Ok, it may be that I took a liberty or two with the headline. However, when you read what the EU (European Union) is “allowing” itself to do if a company violates their first update to their data protection laws in 17 years and then look at the state of THEIR union its not a very far jump to get to my conclusion.
Companies face fines as high as 2 percent of yearly global sales for losing personal data under an overhaul of European Union privacy rules.
Data protection agencies in the EU’s 27 countries would gain the power to sanction companies that violate requirements for handling personal information proposed by the European Commission today. The measures, which also target online- advertising and social networking sites, update the EU’s 17- year-old data protection policies.
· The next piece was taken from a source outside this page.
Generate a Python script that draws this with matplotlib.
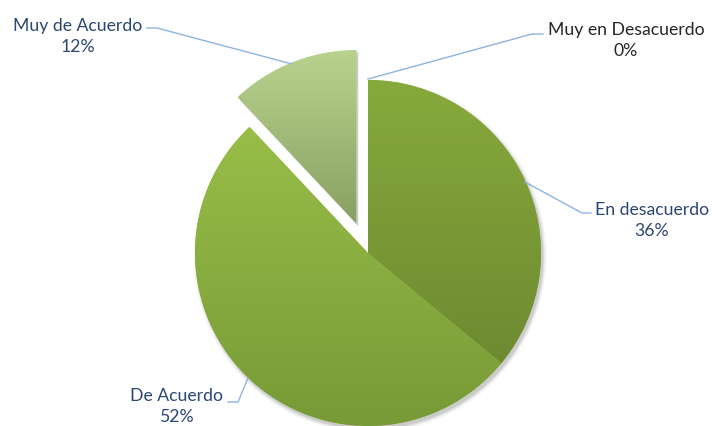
import numpy as np
import matplotlib
matplotlib.use('Agg')
from matplotlib import pyplot as plt
from matplotlib.colors import LinearSegmentedColormap

labels = ['Muy en Desacuerdo', 'En desacuerdo', 'De Acuerdo', 'Muy de Acuerdo']
values = [0, 36, 52, 12]
pct_text = ['0%', '36%', '52%', '12%']
explode = [0, 0, 0, 32]   # pie offsets are in data units (pixels here)
# gradient colours per slice (top, bottom)
grad = [('#8aac3e', '#6f8c34'),
        ('#88aa3c', '#6e8a31'),
        ('#98be48', '#789a37'),
        ('#b9d38f', '#88a061')]
text_colors = ['#262626', '#2a4674', '#2a4674', '#2a4674']

W, H = 712, 426
fig = plt.figure(figsize=(W / 100, H / 100), dpi=100)
ax = fig.add_axes([0, 0, 1, 1])
ax.axis('off')

cx, cy, r = 368, H - 253, 173

# soft shadow under the pie
for i, a in enumerate(np.linspace(0.06, 0.012, 6)):
    sh, _ = ax.pie(values, explode=explode, startangle=90, counterclock=False,
                   center=(cx + 2, cy - 3), radius=r + i * 0.8,
                   colors=['#000000'] * 4, wedgeprops=dict(alpha=a, linewidth=0))

wedges, _ = ax.pie(values, explode=explode, startangle=90, counterclock=False,
                   center=(cx, cy), radius=r,
                   colors=[g[0] for g in grad], wedgeprops=dict(linewidth=0))

ramp = np.linspace(0, 1, 256).reshape(-1, 1)
for w, g in zip(wedges, grad):
    if w.theta1 == w.theta2:
        continue
    bb = w.get_path().get_extents()
    cmap = LinearSegmentedColormap.from_list('g', list(g))
    im = ax.imshow(ramp, cmap=cmap, extent=[bb.x0, bb.x1, bb.y0, bb.y1],
                   origin='upper', aspect='auto', zorder=2, interpolation='bilinear')
    im.set_clip_path(w)

# labels and leader lines (pixel positions from the top)
txt_pos = [(626, 30), (652, 210), (177, 396), (78, 26)]
leaders = [[(368, 79), (532, 34), (543, 34)],
           [(525, 182), (582, 213), (591, 213)],
           [(248, 378), (238, 402), (228, 402)],
           [(292, 64), (157, 28), (147, 28)]]

for lab, pct, (tx, ty), pts, tc in zip(labels, pct_text, txt_pos, leaders, text_colors):
    xs = [p[0] for p in pts]
    ys = [H - p[1] for p in pts]
    ax.plot(xs, ys, color='#8db4e2', lw=1, zorder=3)
    ax.text(tx, H - ty, lab, ha='center', va='center', fontsize=12.7,
            color=tc, family='Lato', zorder=4)
    ax.text(tx, H - ty - 21, pct, ha='center', va='center', fontsize=12.7,
            color=tc, family='Lato', zorder=4)

ax.set_xlim(0, W)
ax.set_ylim(0, H)
ax.set_aspect('equal')

fig.savefig('out.png', dpi=100)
The EU overhaul would also clamp down on data lapses such as Sony Corp. (6758)’s six-day delay in warning customers about a cyber attack that exposed more than 100 million customer accounts, the second-largest online data breach in U.S. history. Industry groups with members including Microsoft Corp. (MSFT) and Google Inc. (GOOG) have warned against overly strict data-privacy rules that may stifle innovation.
At least we found something that Google and Microsoft can agree upon?
Just think about how much harder the EU will start looking for violations especially from companies with giant annual revenue numbers! You don’t think this kind of system isn’t ripe for corruption and misuse? Heck, every system is, so maybe that’s fair either.
Anyway, if you have any business happening within the confines of the European Union you better start studying up. Last thing you need is a bill in the Accounts Payable department that reads “Amount Due – 2% of Annual Sales”.